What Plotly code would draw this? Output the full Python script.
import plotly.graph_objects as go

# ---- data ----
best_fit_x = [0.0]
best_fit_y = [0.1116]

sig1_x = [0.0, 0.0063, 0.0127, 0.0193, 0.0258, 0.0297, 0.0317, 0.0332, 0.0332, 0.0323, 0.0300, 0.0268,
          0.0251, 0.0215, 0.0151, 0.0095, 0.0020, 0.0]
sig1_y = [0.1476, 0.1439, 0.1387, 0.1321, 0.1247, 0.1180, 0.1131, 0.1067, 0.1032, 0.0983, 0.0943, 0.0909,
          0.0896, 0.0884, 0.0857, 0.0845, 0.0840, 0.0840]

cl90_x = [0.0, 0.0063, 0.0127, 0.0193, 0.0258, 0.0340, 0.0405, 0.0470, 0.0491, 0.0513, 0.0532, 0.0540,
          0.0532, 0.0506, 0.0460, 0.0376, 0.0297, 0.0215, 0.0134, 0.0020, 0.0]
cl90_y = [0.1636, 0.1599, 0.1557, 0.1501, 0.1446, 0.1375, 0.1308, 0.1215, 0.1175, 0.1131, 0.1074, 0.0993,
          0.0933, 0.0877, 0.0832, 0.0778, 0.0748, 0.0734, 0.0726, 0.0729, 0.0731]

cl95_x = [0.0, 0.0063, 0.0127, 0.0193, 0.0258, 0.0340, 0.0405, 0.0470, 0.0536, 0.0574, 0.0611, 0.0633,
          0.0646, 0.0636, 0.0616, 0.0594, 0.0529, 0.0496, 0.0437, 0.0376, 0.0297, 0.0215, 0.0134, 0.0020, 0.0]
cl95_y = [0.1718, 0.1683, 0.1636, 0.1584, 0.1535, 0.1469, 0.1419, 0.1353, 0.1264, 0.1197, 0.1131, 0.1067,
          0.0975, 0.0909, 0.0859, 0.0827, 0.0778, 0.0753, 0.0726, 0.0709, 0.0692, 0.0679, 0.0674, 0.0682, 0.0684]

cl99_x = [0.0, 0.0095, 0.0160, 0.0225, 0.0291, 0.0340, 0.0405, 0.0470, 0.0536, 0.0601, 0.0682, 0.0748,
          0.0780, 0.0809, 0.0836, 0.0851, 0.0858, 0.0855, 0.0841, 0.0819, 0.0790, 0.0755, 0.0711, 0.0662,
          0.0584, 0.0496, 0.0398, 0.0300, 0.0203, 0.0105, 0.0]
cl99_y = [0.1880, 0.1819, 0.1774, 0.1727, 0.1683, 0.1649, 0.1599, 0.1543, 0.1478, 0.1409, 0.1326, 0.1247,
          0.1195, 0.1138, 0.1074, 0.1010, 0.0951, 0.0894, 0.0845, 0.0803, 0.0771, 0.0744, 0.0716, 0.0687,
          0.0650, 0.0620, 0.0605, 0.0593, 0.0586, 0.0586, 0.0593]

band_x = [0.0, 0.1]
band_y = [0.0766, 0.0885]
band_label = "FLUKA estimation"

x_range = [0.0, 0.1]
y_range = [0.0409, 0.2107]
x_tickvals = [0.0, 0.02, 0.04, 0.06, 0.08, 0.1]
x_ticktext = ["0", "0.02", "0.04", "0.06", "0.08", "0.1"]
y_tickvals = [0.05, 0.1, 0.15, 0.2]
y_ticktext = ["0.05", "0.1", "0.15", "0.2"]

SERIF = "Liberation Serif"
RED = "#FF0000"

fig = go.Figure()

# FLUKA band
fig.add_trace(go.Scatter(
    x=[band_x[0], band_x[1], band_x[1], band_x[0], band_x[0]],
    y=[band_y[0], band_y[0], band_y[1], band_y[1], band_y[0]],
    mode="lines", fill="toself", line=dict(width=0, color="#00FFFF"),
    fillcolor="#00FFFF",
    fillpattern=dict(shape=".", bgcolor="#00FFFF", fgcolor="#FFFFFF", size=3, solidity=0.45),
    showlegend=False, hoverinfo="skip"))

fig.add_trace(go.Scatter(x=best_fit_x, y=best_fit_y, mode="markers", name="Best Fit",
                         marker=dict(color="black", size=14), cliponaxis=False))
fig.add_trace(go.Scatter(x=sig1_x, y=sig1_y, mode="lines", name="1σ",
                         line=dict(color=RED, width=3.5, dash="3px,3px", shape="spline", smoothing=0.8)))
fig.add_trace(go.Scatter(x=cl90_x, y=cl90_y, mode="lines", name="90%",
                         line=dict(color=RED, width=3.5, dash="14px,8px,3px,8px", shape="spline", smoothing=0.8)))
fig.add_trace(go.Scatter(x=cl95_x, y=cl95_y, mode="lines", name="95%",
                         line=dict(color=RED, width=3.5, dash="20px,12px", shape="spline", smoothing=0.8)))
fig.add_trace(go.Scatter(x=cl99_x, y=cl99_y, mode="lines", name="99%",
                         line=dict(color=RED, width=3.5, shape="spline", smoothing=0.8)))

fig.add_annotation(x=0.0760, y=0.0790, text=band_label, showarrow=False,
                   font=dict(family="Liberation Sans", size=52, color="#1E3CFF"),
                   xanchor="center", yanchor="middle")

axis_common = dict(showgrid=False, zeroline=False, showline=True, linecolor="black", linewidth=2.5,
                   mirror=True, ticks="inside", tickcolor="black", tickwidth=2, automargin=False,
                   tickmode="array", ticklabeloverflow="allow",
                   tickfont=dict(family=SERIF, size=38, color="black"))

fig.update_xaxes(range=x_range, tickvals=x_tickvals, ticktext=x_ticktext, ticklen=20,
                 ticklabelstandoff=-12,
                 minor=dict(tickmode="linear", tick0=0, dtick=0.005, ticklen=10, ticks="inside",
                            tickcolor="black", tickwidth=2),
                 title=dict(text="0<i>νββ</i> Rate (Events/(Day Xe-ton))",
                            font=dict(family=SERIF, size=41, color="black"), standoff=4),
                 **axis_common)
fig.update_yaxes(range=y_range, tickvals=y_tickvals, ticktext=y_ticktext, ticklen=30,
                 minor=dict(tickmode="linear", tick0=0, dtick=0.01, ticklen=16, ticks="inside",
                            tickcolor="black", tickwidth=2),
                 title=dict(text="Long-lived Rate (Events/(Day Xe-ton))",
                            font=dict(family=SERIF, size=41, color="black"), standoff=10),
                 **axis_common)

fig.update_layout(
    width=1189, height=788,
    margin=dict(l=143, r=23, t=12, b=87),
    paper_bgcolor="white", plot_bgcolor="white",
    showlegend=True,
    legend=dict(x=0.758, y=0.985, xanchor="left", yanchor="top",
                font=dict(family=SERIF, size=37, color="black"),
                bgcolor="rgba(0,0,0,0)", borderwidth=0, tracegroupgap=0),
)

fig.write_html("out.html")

---------------

> _Required task_
Take the lines above from the first through the one containing "0.0896, 0.0884, 0.0857, 0.0845, 0.0840, 0.0840]" and reproduce them exactly; include nothing else.

> _Answer to the problem_
What Plotly code would draw this? Output the full Python script.
import plotly.graph_objects as go

# ---- data ----
best_fit_x = [0.0]
best_fit_y = [0.1116]

sig1_x = [0.0, 0.0063, 0.0127, 0.0193, 0.0258, 0.0297, 0.0317, 0.0332, 0.0332, 0.0323, 0.0300, 0.0268,
          0.0251, 0.0215, 0.0151, 0.0095, 0.0020, 0.0]
sig1_y = [0.1476, 0.1439, 0.1387, 0.1321, 0.1247, 0.1180, 0.1131, 0.1067, 0.1032, 0.0983, 0.0943, 0.0909,
          0.0896, 0.0884, 0.0857, 0.0845, 0.0840, 0.0840]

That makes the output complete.